Perhaps the highpoint of the action is this full page blast:

I could do a deep parsing of every word in those two balloons, but I’ll just settle for my three favorite phrases:

“mealy-mouthed cabbage” — Huh?

“bristling beard of Odin” — A lovable old chestnut

“pounding paroxysm of wrath” — My veins are throbbing just typing that.

The story ends with Odin robbing Thor of half of his godly powers, and, since Thor even then won’t surrender, Hercules levels him with a roundhouse right.  Herc gets a movie contract out of the fracas from a admiring producer as Thor is openly mocked by pedestrians.  Jane tries to let him know that she still loves him, that she was just trying to make him jealous by flirting with Hercules, but Thor sulks off in a deep depression.  Then Odin has his millionth change of heart and exhorts Jane to go after him:

We’ll let Odin get away with the “woman” this time.

This issue certainly didn’t mark the end of the Thor/Hercules entanglements — in fact, it signalled the beginning of a wonderful series of adventures that saw two heroes come to a rapprochement and had Thor rescue Herc from the underworld.  But that’s fodder for another post.

This entire issue is everything comics should be — fun and exciting — and I didn’t even get to the “Tales of Asgard” backup story.  Perhaps this issue’s sterling quality is why its cover has been aped so many times.  I can think of both the Walt Simonson cover with Beta Ray Bill’s intro and a Dark Horse Presents cover off the top of my head, and I know that there are others out there.

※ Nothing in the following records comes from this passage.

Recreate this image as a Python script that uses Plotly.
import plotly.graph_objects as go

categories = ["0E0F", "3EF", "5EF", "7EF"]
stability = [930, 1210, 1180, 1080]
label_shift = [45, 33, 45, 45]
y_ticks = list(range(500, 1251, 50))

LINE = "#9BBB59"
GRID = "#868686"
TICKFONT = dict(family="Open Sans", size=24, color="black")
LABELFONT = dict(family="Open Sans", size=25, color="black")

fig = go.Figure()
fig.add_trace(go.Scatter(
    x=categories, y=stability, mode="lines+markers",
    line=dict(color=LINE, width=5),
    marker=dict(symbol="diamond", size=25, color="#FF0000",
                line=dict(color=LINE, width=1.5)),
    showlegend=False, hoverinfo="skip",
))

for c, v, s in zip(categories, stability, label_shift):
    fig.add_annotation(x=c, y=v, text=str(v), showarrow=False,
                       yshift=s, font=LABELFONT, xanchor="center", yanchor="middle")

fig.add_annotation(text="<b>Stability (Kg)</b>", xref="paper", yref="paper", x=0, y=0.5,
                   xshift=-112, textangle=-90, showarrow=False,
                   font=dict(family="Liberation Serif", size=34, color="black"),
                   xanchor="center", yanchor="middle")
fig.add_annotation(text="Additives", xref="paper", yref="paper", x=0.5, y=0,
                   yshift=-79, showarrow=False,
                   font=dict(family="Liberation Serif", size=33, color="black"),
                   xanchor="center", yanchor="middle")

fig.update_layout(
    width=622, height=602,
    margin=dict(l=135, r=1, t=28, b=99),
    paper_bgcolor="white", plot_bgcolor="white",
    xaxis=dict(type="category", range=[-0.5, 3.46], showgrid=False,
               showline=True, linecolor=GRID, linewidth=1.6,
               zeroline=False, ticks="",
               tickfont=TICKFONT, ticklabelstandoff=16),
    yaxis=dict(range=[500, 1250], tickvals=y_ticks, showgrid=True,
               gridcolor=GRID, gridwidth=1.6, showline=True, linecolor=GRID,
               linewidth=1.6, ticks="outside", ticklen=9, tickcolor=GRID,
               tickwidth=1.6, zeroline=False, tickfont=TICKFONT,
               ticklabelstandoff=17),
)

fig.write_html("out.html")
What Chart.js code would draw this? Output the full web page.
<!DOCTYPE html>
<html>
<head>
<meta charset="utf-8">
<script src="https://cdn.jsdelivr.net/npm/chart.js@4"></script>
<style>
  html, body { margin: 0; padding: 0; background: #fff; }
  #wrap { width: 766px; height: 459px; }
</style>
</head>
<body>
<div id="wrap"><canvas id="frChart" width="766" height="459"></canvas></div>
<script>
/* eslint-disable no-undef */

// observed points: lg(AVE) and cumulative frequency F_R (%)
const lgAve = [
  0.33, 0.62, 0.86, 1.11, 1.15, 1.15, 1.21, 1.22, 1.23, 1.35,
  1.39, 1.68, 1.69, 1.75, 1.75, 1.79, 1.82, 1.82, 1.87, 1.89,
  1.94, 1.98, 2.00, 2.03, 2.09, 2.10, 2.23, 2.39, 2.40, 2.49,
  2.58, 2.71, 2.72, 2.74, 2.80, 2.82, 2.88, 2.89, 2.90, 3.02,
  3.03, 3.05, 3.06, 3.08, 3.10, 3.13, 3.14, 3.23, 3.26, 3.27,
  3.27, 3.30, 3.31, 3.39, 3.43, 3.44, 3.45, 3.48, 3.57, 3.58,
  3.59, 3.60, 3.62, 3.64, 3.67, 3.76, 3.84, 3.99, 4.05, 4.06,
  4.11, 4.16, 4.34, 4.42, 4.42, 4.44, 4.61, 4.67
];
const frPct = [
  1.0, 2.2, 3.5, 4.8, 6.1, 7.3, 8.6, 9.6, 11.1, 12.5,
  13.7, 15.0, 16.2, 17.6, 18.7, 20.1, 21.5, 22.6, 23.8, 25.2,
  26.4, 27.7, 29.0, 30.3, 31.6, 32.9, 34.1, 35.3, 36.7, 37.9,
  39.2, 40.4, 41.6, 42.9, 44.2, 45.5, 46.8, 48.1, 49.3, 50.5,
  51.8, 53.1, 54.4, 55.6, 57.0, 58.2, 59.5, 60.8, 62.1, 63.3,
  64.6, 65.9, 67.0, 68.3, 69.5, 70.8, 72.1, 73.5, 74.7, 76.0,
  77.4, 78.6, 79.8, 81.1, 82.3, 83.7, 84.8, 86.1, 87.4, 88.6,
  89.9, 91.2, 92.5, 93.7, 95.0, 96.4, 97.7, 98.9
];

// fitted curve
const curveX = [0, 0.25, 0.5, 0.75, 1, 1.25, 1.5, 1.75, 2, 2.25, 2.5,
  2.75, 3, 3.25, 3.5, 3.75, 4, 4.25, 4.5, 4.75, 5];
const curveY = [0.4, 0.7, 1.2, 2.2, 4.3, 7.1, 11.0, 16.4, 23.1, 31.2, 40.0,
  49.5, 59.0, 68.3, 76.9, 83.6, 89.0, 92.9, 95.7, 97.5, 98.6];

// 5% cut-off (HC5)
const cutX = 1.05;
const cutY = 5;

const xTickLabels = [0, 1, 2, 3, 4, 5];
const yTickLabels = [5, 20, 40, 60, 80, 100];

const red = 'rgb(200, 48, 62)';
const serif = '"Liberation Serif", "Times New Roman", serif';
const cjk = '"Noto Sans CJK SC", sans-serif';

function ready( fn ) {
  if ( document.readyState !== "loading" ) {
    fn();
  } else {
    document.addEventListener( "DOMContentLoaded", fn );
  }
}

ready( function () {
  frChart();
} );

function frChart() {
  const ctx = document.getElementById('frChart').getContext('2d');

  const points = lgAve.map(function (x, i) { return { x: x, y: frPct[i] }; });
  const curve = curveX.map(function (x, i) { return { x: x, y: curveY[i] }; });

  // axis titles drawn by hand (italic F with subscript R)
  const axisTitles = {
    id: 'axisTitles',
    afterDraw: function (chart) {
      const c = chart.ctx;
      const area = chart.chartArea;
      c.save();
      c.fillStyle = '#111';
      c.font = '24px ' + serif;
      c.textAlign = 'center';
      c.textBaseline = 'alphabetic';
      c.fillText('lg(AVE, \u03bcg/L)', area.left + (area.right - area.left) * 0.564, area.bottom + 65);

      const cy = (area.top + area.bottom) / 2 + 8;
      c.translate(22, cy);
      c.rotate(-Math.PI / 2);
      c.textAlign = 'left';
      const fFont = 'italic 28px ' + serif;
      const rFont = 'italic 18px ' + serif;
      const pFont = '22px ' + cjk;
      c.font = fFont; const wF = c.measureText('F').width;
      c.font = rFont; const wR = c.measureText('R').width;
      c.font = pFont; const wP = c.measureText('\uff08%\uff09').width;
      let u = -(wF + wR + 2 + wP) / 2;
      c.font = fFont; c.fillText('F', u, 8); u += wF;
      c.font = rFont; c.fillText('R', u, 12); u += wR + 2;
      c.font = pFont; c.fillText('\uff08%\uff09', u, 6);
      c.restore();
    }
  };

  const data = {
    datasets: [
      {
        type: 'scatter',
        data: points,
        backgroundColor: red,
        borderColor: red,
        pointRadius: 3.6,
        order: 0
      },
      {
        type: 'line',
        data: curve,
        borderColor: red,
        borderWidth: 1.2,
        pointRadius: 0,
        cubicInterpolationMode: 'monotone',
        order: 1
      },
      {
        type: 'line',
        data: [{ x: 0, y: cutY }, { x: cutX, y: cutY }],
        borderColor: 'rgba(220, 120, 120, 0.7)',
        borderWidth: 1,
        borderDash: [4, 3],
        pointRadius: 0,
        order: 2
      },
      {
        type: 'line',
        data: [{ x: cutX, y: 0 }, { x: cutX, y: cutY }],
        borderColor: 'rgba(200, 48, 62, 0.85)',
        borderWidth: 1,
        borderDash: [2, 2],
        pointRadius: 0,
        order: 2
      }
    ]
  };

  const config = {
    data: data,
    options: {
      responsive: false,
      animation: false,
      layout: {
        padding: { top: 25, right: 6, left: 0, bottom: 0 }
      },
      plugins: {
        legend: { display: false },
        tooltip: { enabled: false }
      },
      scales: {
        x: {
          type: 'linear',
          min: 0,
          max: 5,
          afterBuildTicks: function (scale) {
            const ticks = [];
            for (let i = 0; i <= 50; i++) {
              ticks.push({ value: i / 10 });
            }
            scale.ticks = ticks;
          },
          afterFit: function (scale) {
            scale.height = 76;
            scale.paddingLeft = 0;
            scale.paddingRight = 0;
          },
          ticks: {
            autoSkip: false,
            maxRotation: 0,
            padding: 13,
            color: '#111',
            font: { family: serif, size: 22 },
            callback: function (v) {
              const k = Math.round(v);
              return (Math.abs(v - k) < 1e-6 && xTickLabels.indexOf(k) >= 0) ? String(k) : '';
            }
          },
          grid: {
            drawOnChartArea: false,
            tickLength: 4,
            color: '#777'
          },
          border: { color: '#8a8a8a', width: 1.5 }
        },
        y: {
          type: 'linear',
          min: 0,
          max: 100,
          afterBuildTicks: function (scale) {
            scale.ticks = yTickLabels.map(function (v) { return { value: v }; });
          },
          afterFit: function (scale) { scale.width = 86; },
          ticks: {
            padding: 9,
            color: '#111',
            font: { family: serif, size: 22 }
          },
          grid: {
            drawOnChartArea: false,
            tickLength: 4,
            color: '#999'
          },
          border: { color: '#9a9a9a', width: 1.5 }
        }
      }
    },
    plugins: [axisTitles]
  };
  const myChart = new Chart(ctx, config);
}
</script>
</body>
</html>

But I’m still trying to come to grips with “mealy-mouthed cabbage.”  I did a Google search and apparently it’s the only time those words have been strung together in the history of the world.  For that great service to humankind, Stan, I thank you.

5 Comments leave one →
  1. June 21, 2010 2:59 pm

    Yea, verily, yea!

    Of course, every time this epic issue is brought to my attention, I can’t help but think of the similar duke-em-up in Thor #356. That filler issue in the midst of Simonson’s legendary run was a real gem.

    To quote the cover: “Oh, Herky…you’re so…so godly!”

    • June 21, 2010 9:16 pm

      When Hercules is handled properly he’s wildly entertaing — the swaggering but lovable oaf of the Marvel Universe. Anyone who once tried to defeat Galactus by slipping him a mickey can’t be all bad.

  2. February 7, 2011 6:05 pm

    I still like “I say thee nay!” Early Thor or JIM was one of my favorites as a kid buying them off the rack.

    • February 8, 2011 11:19 am

      I’m envious of anyone who bought these classics of the wrack.

      • February 10, 2011 3:14 pm

        Ah yes. Comic wishes. We used to wish we had retained all the books we bought in near mint contidition. Unfortunately we had a comic fight one night in a tent and tore the crap out of vintage Marvel and DC. Later in 8th grade or so, my best friend Torg and I decided to sell all comics that didn’t matter to us. The amount was phenomenal, about 2,500. We sold them for 5 cents each at a flea market in the Fairgrounds in Fairbanks (land of the midnight sun). We sold the balance after one day to a junk dealer who gave us $20 bucks each. He said when I met him later when I was in college that he turned that investment into thousands of dollars. We kept our favorites. My friend inherited his uncle’s Superman collection from the 1950 and kept various Marvel titles. I still have the JIM No. 84 I bought and nearly everything from 90 on through the early 1980s. I’ve carted around the more than 10,000 I still have for years. Kind of a heavy proposition to move.